CPAPs for Snoring vs. Sleep Apnea
Snoring can be indicative of two different conditions: primary snoring and sleep apnea. While primary snoring can be frustrating, particularly to a partner, it does not pose serious health risks. By contrast, sleep apnea occurs when a person temporarily stops breathing while sleeping. Snoring can indicate sleep apnea, but it does not necessarily mean a person has it. Sleep apnea itself is not life-threatening, but it can increase the risk of many other medical emergencies like a heart attack or stroke.
Primary snoring can be caused by many things, including a simple cold or allergies. If it’s a regular occurrence, it may be a result of older age (causing throat muscles to relax), a deviated septum, sleeping position, or enlarged tonsils. If your snoring is interfering with your sleep (or your partner’s), you can talk to your doctor about potential solutions.
Sleep apnea is a disorder that causes a person to temporarily stop breathing while sleeping, typically because the airway is obstructed. It can lead to many health risks, beginning with interfering with restful sleep. Beyond the day-to-day grogginess, poor sleep can lead to weight gain, depression, anxiety, skin aging, and learning difficulties. (Interrupted or restless sleep could occur with primary snoring as well.)
While those issues are certainly significant, the most problematic aspect of sleep apnea, in the long run, is the fluctuation in oxygen levels. The sudden increase or decrease in oxygen flow can trigger a domino effect starting with inflammation which leads to plaque buildup in blood vessels. That plaque buildup can eventually cause a heart attack or stroke.
Because of the severity of these risks, it’s critical to talk to your doctor as soon as possible if you think you might have sleep apnea.
Diagnosing Sleep Apnea
There are several signs you might have sleep apnea:
- Snoring extremely loudly
- Pausing while breathing for more than 10 seconds
- Taking shallow breaths
- Gasping or choking
- Excessive tiredness during the day, even with sufficient sleep
Even if you are not aware of exhibiting some of these symptoms, be sure to check with your partner, if applicable. They are often the first to notice these issues.
If you do experience one or more of these symptoms, your doctor may recommend a sleep study. This may be conducted at home or may require spending the night in the sleep center, depending on your symptoms and the level of observation needed. Doctors may observe brain waves, heart rate, oxygen levels and eye movement to discern whether issues like sleep apnea are present and how severe it might be.

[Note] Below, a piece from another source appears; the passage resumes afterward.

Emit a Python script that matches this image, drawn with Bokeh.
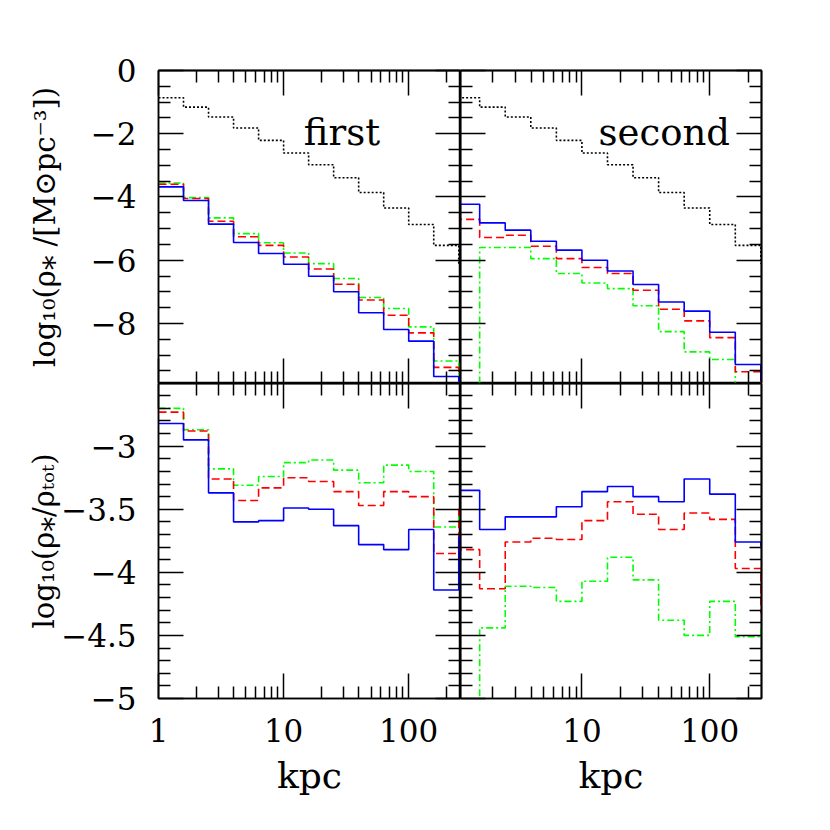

If you find you do not have sleep apnea but want to minimize your snoring, there are a few things you can try, including:
- Losing weight
- Sleeping on your side
- Mouthpieces which reposition the jaw or tongue to allow more air flow
- Cut back on alcohol
- Talk to your doctor about allergies or potential sinus issue
How CPAPs help snoring
For moderate to severe sleep apnea, most physicians recommend the use of a CPAP (continuous positive airway pressure) machine. This device provides continuous airflow via a mask worn over the nose (and sometimes mouth) so that the airway stays open while sleeping. The mask connects to the device via a tube and must be worn throughout the night.
Though CPAPs can take some getting used to, they are generally very effective in treating sleep apnea, assuming a person has found the right mask and device for his or her needs and wears it regularly.
CPAPs are medical equipment and must be well cared for. Most CPAP manufacturers recommend cleaning the mask and tubing with warm, soapy water after every use. Another way to keep your CPAP in proper shape is with Sleep8. The easy-to-use device utilizes the power of ozone to maintain your CPAP accessories. Simply put your accessories in the bag, seal it, turn it on and forget it. It will be ready to use again at bedtime.
The Bottom Line
As with any potential medical condition, the first step to managing your snoring is to talk to your provider. CPAPs are used to treat sleep apnea, and snoring alone is not always an indicator that you have it. Talk to your doctor about your symptoms to see if a sleep study is necessary for sleep apnea diagnosis or if the snoring is likely caused by another issue.